Sensitive data filters for processes only mask information from the discovered process or file; not from, for example, package names.
A sensitive data filter is a regular expression to define data that you do not want displayed. When matched, the sensitive portion of the data is hashed using MD5. The hashed data can be compared with earlier versions to determine whether it has changed, while the actual data remains hidden from users.
Sensitive data filters use MD5 hash
Common passwords and dictionary words can be extracted from MD5 hashes using commonly available tools. If you rely on sensitive data filters to entirely mask passwords, you should ensure that any that may appear in discovered data are good strong passwords.
Managing Sensitive Data Filters
- From the Discovery section of the Administration tab, select Sensitive Data Filters. The Sensitive Data Filters window is displayed with the Processes tab visible.
- To view or edit filters for files, click the Files tab.
- To edit an existing filter, click Edit.
- To delete an existing filter, click Delete.
- To add a new filter, click Add .... A new field is added into which you can enter a regular expression.
- To create the filter, click Apply.
To reorder sensitive data filters, click the up or down arrow in the ordering column for the filter you want to move. You can also move a filter to the top or bottom of the list using the top or bottom arrow buttons.
Creating a Sensitive Data Filter
The regular expression will usually match more than just the sensitive data, including for instance an identifying argument name like "-password". The portion of data to be hashed must be enclosed in brackets to form a regular expression group. Portions of the regular expression not enclosed in the brackets will be unmodified.
The following command has the "--password" in clear text.
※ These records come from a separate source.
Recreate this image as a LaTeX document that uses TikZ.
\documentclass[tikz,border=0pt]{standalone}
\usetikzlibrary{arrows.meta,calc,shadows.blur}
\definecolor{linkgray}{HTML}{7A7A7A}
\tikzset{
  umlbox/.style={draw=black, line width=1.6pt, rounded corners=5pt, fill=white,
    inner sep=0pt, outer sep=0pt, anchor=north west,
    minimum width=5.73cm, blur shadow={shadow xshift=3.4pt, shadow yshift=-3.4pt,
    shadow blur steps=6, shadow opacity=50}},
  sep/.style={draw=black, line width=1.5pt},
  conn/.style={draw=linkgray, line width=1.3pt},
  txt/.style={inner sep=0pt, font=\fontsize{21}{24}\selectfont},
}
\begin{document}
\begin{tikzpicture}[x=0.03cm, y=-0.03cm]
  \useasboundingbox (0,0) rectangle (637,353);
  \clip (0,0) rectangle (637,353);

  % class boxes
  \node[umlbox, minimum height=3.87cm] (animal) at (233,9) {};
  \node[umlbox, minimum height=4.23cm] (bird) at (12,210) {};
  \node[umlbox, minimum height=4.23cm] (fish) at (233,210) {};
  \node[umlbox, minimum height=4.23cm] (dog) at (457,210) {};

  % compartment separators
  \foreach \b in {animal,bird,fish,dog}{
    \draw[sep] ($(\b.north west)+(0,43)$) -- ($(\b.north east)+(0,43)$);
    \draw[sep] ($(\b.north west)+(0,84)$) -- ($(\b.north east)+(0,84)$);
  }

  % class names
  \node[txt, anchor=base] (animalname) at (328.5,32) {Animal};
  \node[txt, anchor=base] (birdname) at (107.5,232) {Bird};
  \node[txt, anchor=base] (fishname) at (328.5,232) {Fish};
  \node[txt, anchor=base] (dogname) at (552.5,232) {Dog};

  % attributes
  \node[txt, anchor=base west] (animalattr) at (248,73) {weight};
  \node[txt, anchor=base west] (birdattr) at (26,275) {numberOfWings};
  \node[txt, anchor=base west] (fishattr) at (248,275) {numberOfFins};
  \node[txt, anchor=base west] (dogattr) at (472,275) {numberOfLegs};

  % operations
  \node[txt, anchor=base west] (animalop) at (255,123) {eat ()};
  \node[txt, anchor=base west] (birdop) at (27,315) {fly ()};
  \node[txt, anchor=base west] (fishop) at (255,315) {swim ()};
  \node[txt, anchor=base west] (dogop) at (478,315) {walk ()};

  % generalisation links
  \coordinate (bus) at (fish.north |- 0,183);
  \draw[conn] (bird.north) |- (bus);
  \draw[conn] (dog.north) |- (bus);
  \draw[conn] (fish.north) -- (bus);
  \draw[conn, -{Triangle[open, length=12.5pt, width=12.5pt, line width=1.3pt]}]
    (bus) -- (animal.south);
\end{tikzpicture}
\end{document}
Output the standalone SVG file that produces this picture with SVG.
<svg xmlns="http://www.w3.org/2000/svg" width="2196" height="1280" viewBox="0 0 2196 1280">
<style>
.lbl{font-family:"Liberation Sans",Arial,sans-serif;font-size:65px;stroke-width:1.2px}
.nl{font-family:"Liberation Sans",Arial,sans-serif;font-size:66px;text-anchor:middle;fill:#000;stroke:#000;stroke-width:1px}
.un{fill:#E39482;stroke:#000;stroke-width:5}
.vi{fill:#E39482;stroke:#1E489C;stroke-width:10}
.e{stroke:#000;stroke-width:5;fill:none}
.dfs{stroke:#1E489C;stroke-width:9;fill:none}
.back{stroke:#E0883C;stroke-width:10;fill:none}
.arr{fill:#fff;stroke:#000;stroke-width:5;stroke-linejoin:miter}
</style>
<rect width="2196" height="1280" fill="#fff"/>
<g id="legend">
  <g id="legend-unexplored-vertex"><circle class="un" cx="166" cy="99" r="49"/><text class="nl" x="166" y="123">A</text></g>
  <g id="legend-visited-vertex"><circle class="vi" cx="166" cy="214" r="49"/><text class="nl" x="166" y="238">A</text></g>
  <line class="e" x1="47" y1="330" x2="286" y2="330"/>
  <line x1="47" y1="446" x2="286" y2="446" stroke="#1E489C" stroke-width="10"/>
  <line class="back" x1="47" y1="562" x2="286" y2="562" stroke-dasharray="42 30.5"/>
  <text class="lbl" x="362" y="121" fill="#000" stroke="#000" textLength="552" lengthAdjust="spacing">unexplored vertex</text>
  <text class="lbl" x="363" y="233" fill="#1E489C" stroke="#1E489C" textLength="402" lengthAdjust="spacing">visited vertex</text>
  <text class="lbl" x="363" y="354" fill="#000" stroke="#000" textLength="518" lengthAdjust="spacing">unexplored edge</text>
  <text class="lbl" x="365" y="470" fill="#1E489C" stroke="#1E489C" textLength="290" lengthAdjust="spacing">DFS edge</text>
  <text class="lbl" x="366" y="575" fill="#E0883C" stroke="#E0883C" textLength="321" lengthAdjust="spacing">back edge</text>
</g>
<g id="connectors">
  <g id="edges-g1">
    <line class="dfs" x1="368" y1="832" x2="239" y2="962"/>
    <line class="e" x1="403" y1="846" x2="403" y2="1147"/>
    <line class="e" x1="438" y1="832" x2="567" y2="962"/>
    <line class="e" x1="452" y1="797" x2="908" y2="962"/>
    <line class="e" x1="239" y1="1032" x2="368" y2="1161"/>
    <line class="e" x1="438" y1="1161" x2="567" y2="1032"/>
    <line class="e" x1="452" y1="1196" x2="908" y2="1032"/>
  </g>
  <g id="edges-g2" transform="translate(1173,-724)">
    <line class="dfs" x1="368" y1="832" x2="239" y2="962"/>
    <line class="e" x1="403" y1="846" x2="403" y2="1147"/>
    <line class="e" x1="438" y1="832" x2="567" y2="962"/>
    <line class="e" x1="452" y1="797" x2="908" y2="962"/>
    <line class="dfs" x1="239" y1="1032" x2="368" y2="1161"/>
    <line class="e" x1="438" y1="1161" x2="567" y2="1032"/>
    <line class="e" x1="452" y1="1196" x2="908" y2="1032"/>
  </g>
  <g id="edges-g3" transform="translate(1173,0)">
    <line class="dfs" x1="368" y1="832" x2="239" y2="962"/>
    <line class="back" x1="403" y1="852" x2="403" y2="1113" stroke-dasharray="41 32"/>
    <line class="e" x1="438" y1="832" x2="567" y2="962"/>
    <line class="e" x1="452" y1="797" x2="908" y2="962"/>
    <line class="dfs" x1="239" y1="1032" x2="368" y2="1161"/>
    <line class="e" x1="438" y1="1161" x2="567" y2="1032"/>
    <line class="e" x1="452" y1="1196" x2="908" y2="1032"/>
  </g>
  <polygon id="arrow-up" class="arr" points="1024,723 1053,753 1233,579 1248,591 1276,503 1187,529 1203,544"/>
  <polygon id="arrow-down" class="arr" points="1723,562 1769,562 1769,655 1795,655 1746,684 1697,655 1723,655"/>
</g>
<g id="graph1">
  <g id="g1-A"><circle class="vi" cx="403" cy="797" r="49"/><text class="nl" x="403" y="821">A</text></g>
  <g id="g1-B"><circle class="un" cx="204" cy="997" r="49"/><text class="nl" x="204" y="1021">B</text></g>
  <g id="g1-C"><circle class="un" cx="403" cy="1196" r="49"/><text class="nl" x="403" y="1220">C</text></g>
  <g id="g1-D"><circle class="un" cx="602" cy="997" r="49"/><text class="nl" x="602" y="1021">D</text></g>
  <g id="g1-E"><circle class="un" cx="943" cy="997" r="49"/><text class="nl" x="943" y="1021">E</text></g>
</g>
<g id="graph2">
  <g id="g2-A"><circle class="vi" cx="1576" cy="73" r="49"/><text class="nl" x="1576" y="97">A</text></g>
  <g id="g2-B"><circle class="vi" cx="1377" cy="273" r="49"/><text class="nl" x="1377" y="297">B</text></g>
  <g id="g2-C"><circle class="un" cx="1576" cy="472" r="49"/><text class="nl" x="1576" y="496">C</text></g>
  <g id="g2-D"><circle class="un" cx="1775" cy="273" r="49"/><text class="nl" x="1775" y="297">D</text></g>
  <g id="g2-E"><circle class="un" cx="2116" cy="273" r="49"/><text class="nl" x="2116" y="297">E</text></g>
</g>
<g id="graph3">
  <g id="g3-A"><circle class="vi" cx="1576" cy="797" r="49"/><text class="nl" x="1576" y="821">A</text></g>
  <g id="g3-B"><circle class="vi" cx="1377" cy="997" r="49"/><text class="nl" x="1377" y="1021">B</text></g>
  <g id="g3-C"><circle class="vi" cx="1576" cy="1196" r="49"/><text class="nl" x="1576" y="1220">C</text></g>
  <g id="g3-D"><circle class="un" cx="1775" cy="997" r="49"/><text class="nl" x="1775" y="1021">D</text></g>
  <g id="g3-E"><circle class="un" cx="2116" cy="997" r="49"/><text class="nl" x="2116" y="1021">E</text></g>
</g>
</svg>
The regular expression needs to use "--password" to locate the data, and define how much to mask around it.
- This regular expression adds "\S+" to identify a sequence of one or more non whitespace characters, making a
regular expression of "--password \S+". Brackets are then added to define the portion that requires masking, making "--password (\S+)".
After rediscovery, the new process node will have the password portion replaced with an md5 hash.
- For more resilience against extra white space the single space in the regular expression should be replaced with \s+, which matches any whitespace character making "--password\s+(\S+)" which is the form that most sensitive data filters would take.
Notes on Sensitive Data Filters
- When writing regular expressions for sensitive data filters, you should ensure that it does not match too much of the command. If the filter masks some of the command that a pattern uses to identify a piece of running software, that pattern will then be unable to identify the software. See Writing efficient regular expressions for more information.
- The filters are not applied to the inferred data model until you perform a discovery run. Sensitive data discovered before applying a filter will remain in the history and DDD until it is aged.
- If applied to files, the files must remain valid. For example, if applied to an XML file, the XML must remain valid otherwise Xpath processing will not work.